Seine grundlose Zuver­sicht mag poli­tisch klug sein, wird aber kaum auf Glauben in der jetzt schon gebeu­telten Bevöl­kerung stoßen. Dass bereits im kom­menden Jahr mit einem Auf­schwung zu rechnen sei, über­zeugt wohl wenige. Den meisten ist klar, dass wir erst am Anfang eines schmerz­haften Wirt­schafts­ein­bruches stehen. Das Schlimmste kommt erst noch.

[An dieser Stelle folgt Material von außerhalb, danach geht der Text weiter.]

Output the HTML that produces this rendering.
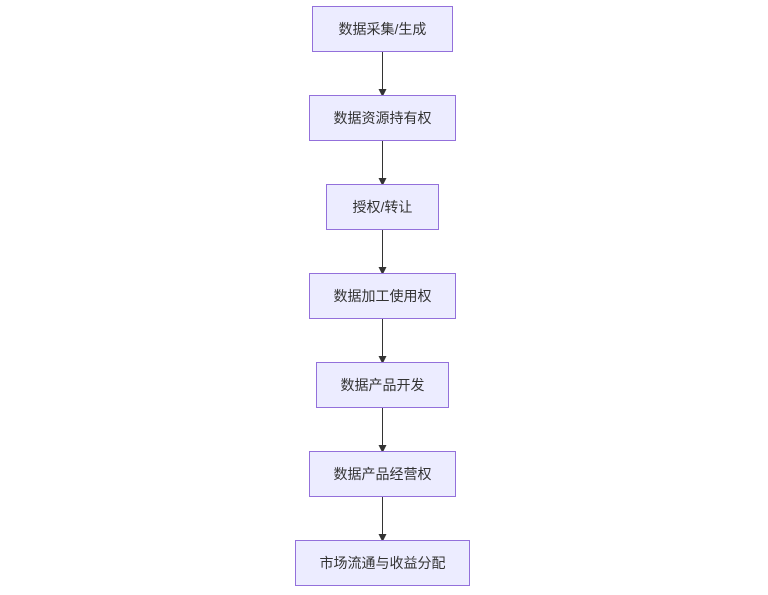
<!DOCTYPE html>
<html><head><meta charset="utf-8"><style>
body{margin:0;width:768px;height:595px;background:#fff;position:relative;overflow:hidden;font-family:"Liberation Sans","Noto Sans CJK SC",sans-serif;}
.b{position:absolute;height:44px;background:#ececff;border:1px solid #9370db;display:flex;align-items:center;justify-content:center;font-size:14px;color:#333;}
</style></head><body>
<svg width="768" height="595" style="position:absolute;left:0;top:0">
<defs><marker id="a" markerWidth="8" markerHeight="8" refX="4" refY="4" orient="auto" markerUnits="userSpaceOnUse"><path d="M0,0L8,4L0,8z" fill="#333"/></marker></defs>
<g stroke="#333" stroke-width="1" fill="none">
<line x1="382.5" y1="52" x2="382.5" y2="93" marker-end="url(#a)" />
<line x1="382.5" y1="141" x2="382.5" y2="182" marker-end="url(#a)" />
<line x1="382.5" y1="230" x2="382.5" y2="271" marker-end="url(#a)" />
<line x1="382.5" y1="319" x2="382.5" y2="360" marker-end="url(#a)" />
<line x1="382.5" y1="408" x2="382.5" y2="449" marker-end="url(#a)" />
<line x1="382.5" y1="497" x2="382.5" y2="538" marker-end="url(#a)" />
</g></svg>
<div class="b" style="left:312px;top:6px;width:139px">数据采集/生成</div>
<div class="b" style="left:309px;top:95px;width:145px">数据资源持有权</div>
<div class="b" style="left:326px;top:184px;width:111px">授权/转让</div>
<div class="b" style="left:309px;top:273px;width:145px">数据加工使用权</div>
<div class="b" style="left:316px;top:362px;width:131px">数据产品开发</div>
<div class="b" style="left:309px;top:451px;width:145px">数据产品经营权</div>
<div class="b" style="left:295px;top:540px;width:173px">市场流通与收益分配</div>
</body></html>
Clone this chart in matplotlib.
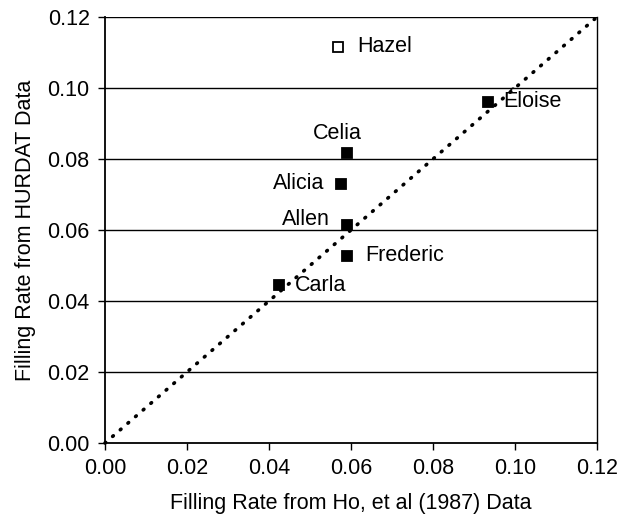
import matplotlib
matplotlib.use("Agg")
import matplotlib.pyplot as plt
import numpy as np

plt.rcParams['font.family'] = ['Liberation Sans', 'DejaVu Sans']

names = ["Hazel", "Celia", "Alicia", "Allen", "Frederic", "Carla", "Éloise"]
ho_rate = [0.0568, 0.0590, 0.0575, 0.0590, 0.0591, 0.0425, 0.0934]
hurdat_rate = [0.1116, 0.0818, 0.0730, 0.0614, 0.0527, 0.0445, 0.0961]
hollow = [True, False, False, False, False, False, False]
ticks = [0.00, 0.02, 0.04, 0.06, 0.08, 0.10, 0.12]

FS = 15.5

# label offsets (points) and alignment
label_pos = {
    "Hazel": ((14, 0), "left", "center"),
    "Celia": ((-7, 6), "center", "bottom"),
    "Alicia": ((-12, 0), "right", "center"),
    "Allen": ((-12, 4), "right", "center"),
    "Frederic": ((13, 0), "left", "center"),
    "Carla": ((11, 0), "left", "center"),
    "Éloise": ((11, 0), "left", "center"),
}

fig = plt.figure(figsize=(6.21, 5.27), dpi=100)
ax = fig.add_axes([105/621, 1-443/527, (597-105)/621, (443-17)/527])

for t in ticks[1:]:
    ax.axhline(t, color="black", lw=1.0, zorder=1)

ax.plot([0, 0.12], [0, 0.12], linestyle=(0, (0.25, 2.55)), color="black", lw=2.6,
        dash_capstyle="round", zorder=2, clip_on=False)

for n, x, y, h in zip(names, ho_rate, hurdat_rate, hollow):
    ax.plot([x], [y], marker="s", markersize=7.0,
            markerfacecolor="white" if h else "black", markeredgecolor="black",
            markeredgewidth=1.3, linestyle="none", zorder=3)
    off, ha, va = label_pos[n]
    ax.annotate(n, (x, y), xytext=off, textcoords="offset points",
                ha=ha, va=va, fontsize=FS, zorder=4)

ax.set_xlim(0, 0.12)
ax.set_ylim(0, 0.12)
ax.set_xticks(ticks)
ax.set_yticks(ticks)
ax.set_xticklabels([f"{t:.2f}" for t in ticks])
ax.set_yticklabels([f"{t:.2f}" for t in ticks])
ax.tick_params(direction="out", length=5, width=1, labelsize=FS, pad=6)
ax.spines["top"].set_visible(False)
ax.spines["right"].set_linewidth(1.0)
for s in ["left", "bottom"]:
    ax.spines[s].set_linewidth(1.3)

ax.set_xlabel("Filling Rate from Ho, et al (1987) Data", fontsize=FS, labelpad=10)
ax.set_ylabel("Filling Rate from HURDAT Data", fontsize=FS, labelpad=8)

fig.savefig("out.png", dpi=100)
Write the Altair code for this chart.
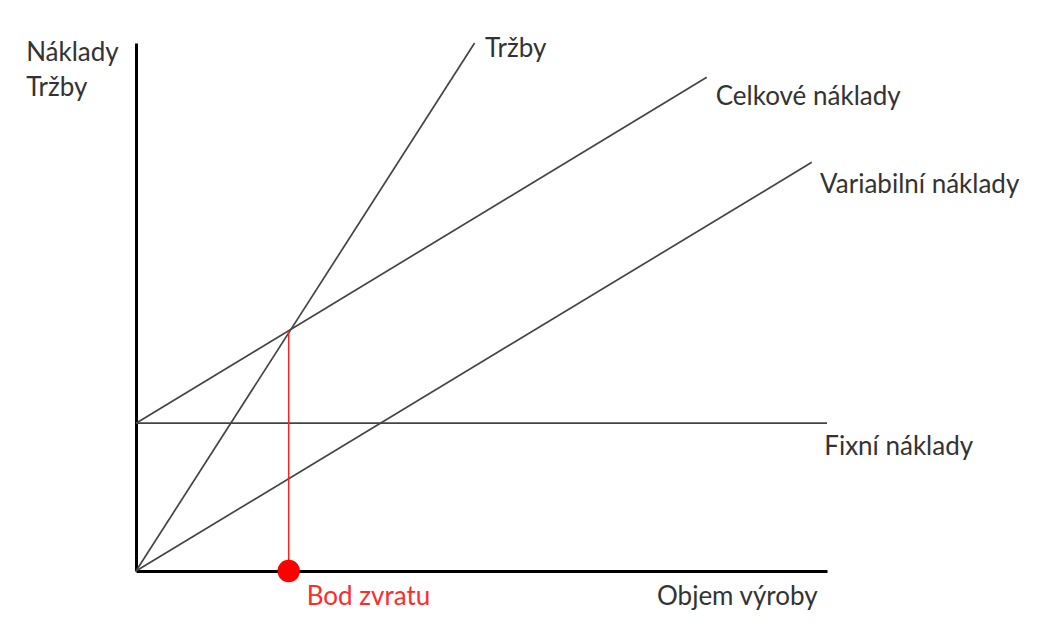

Irgendwie scheint ihm das auch bewusst zu sein, denn wie sollte man seine wei­teren Worte sonst verstehen:

„Die Branchen werden sehr unter­schiedlich betroffen sein — einige werden schnell zu Geschäften zurück­kehren, andere sind schwer struk­turell getroffen. Und deshalb ist es wichtig, dass wir diesen Struk­tur­wandel als Staat auch unter­stützen […], um dieses Land nicht nur gut durch die Krise zu bringen, sondern dafür zu sorgen, dass Deutschland wirt­schaftlich nach der Krise digi­taler, aber eben auch sozialer und öko­lo­gi­scher ist.“ 

Das ist etwa so, als würde ein Bür­ger­meister in einer vom Erd­beben schwer zer­störten Stadt den obdachlos Gewor­denen in Aus­sicht stellen, dass man die Stadt gut durch die Krise bringen wolle, indem man die Trüm­mer­grund­stücke in üppige Grün­an­lagen mit schönen Was­ser­spielen, Kin­der­spiel­plätzen und Denk­mälern umge­stalten werde. Die obdach­losen Erd­be­ben­opfer würden sich vor Freude kaum lassen können.